Brass apparently wasn't original, but after the fight with these rivets I'm willing to settle for brass gladly. I thought I was being gentle, maybe not enough. The tool I built held everything fairly snugly in place, the end of the shank was down inside a 7/64" hole with a piece of small hobby sized drill bit (can't remember the size, pretty small!) set into the bottom of the hole as a center pin like the tools you guys have shown. The tip of the shank would barely dent on the pin after 5-6 taps and then the shanks would bend in the middle and gouge the wood.
Time to find some brass ones maybe.
I could try annealing them, haven't done that yet! Good idea!
The rivets have a flat head. This is supposed to be on the inner side of the retaining spring.
The shaft of the rivet mates with a brass washer which is inserted down in each of the holes in the top of the handguard.
These dinky brass rivets and washers are dimensioned thusly:
Rivet
Overall length: .29" (+.02")
Body dia: .08" (-.002")
Head dia: .13" (+.01")
Head thickness: .02" (+.01")
Washer
Thickness: .04"
Diameter: .2"
Hole: .082"
The screws for retaining the end-cap on early front handguards are dimensioned as follows:
Mild steel, (blued)
Overall length: Max-.22", Min-.215"
Shank length: Max-.165", Min-.16"
Head dia.: Max-.197", Min-.195"
Slot width: .024" +/-.002"
Slot depth: .03"
Thread dia.: Max-.096" Min-.095"
Pitch: 56TPI (Enfield Std, RH)
Not all that surprising that brass rivets became the preferred option for attaching the cap to the front handguard.
Maybe you should counter-bore the rivet shaft so that you simply need to use a centre punch to spread the end just sufficient to retain the cap. As you will see on the No4 handguard rivets.
There was very probably a foot-operated load limited press at the factories. We had a similar thing in the old sailmakers shops - later called the textile shop and later still, the equipment repairers section for rivetting and putting those eyelet thinggies (they were always called teddy-bears axxholes among the blokes for some strange reason) for ropes and laces etc etc in canvas and tentage stuff. Do the big workshops still have a semi-trade of 'equipment repairers' now Skippy?
Got it done finally guys. Took a lot of patients and time but it is now figured out. It just became a slow process thats all. I cut my tool in half, and now work the larger spring and smaller spring separately. Drill a tight and straight 3/32 hole in the spring where the rivet goes, line it up in the handguard, mark it, drill through the handguard with another 3/32. Counter sink the rivet head a little with a 1/8 drill from the outside. Put the thing on the tool over a larger hole I drilled in it and punch the rivet through the slightly undersized hole in the spring. It gets tight enough doing this that it would probably stay put alright by itself.

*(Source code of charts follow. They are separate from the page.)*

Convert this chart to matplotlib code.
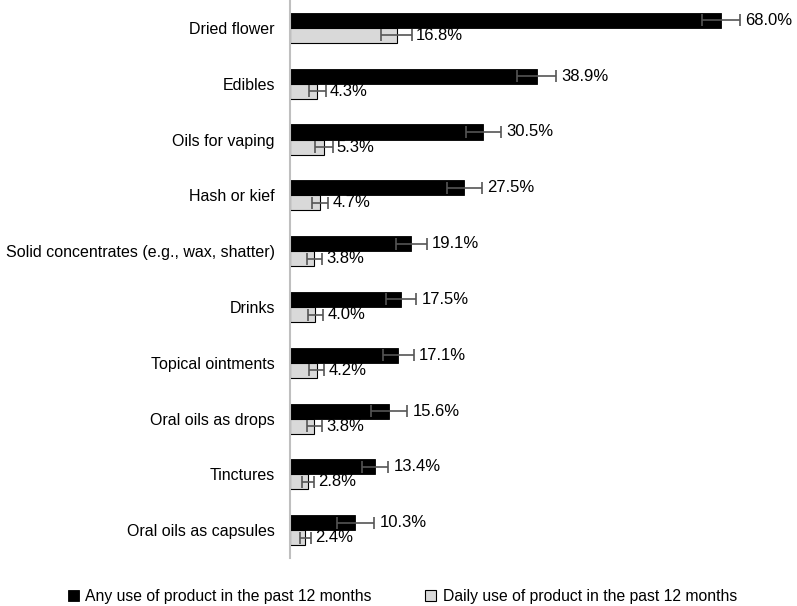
import numpy as np
import matplotlib
matplotlib.use("Agg")
import matplotlib.pyplot as plt

plt.rcParams['font.family'] = ['Liberation Sans', 'DejaVu Sans']

# data
categories = ['Dried flower', 'Edibles', 'Oils for vaping', 'Hash or kief',
              'Solid concentrates (e.g., wax, shatter)', 'Drinks',
              'Topical ointments', 'Oral oils as drops', 'Tinctures',
              'Oral oils as capsules']
any_use = [68.0, 38.9, 30.5, 27.5, 19.1, 17.5, 17.1, 15.6, 13.4, 10.3]
any_err = [3.0, 3.1, 2.8, 2.8, 2.45, 2.4, 2.4, 2.9, 2.1, 2.9]
daily_use = [16.8, 4.3, 5.3, 4.7, 3.8, 4.0, 4.2, 3.8, 2.8, 2.4]
daily_err = [2.4, 1.3, 1.4, 1.3, 1.2, 1.2, 1.2, 1.2, 1.0, 0.9]
series_names = ['Any use of product in the past 12 months',
                'Daily use of product in the past 12 months']

fig = plt.figure(figsize=(7.97, 6.06), dpi=100)
ax = fig.add_axes([0.364, 0.079, 0.62, 0.921])

y = np.arange(len(categories))
h = 0.27
err_kw = dict(ecolor='#555555', elinewidth=1.2, capsize=4, capthick=1.2)

ax.barh(y - h / 2, any_use, height=h, color='black', edgecolor='black',
        linewidth=0.6, xerr=any_err, error_kw=err_kw, label=series_names[0])
ax.barh(y + h / 2, daily_use, height=h, color='#d9d9d9', edgecolor='black',
        linewidth=0.8, xerr=daily_err, error_kw=err_kw, label=series_names[1])

for i in range(len(categories)):
    ax.annotate(f'{any_use[i]:.1f}%', (any_use[i] + any_err[i], y[i] - h / 2),
                xytext=(4, 0), textcoords='offset points', va='center',
                ha='left', fontsize=12)
    ax.annotate(f'{daily_use[i]:.1f}%', (daily_use[i] + daily_err[i], y[i] + h / 2),
                xytext=(3, 0), textcoords='offset points', va='center',
                ha='left', fontsize=12)

ax.set_xlim(0, 78)
ax.set_ylim(len(categories) - 0.5, -0.5)
ax.set_yticks(y)
ax.set_yticklabels(categories, fontsize=11.5)
ax.tick_params(axis='y', length=0, pad=11)
ax.set_xticks([])
for s in ['top', 'right', 'bottom']:
    ax.spines[s].set_visible(False)
ax.spines['left'].set_color('#bfbfbf')
ax.spines['left'].set_linewidth(1.5)

fig.legend(loc='lower center', bbox_to_anchor=(0.505, -0.02), ncol=2, frameon=False,
           fontsize=11.3, handlelength=0.7, handleheight=0.7, handletextpad=0.4,
           columnspacing=3.4)

fig.savefig('out.png', dpi=100)
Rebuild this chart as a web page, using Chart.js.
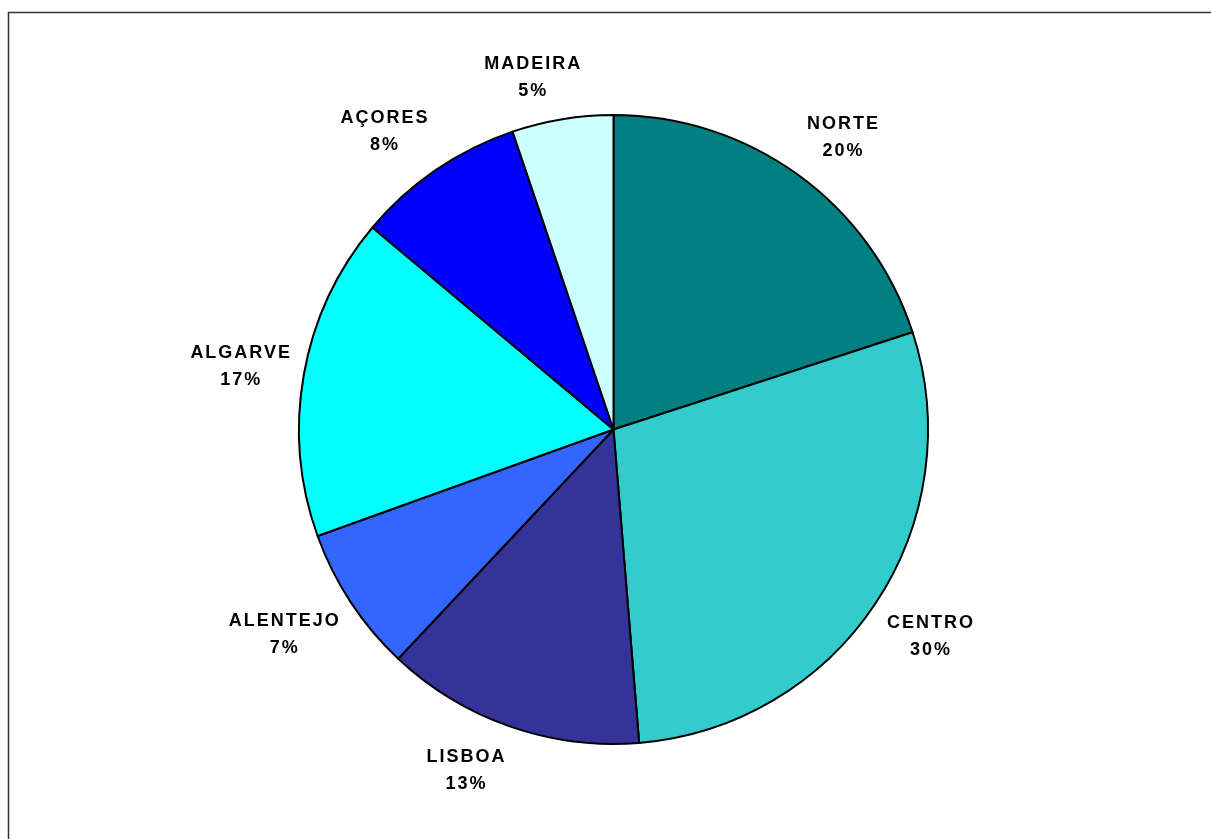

When this is done you move it off if the hole in the tool and as Peter says, one million light taps to make the rivet expand. Then I grind the head down enough that it doesn't make contact with the barrel. The end result is a spring set that is on there so good that you can pick an entire Ross full length barreled action up by the handguard. Looks like the originals too. I'm very happy guys. Thanks for all the help.
https://www.milsurps.com/images/impo..._zpsybrv-1.jpg
https://www.milsurps.com/images/impo..._zpsnmot-1.jpg
My drilling job wasn't really great on this one but with practice it will look much better. I'll try to come up with a foolproof jig for that too.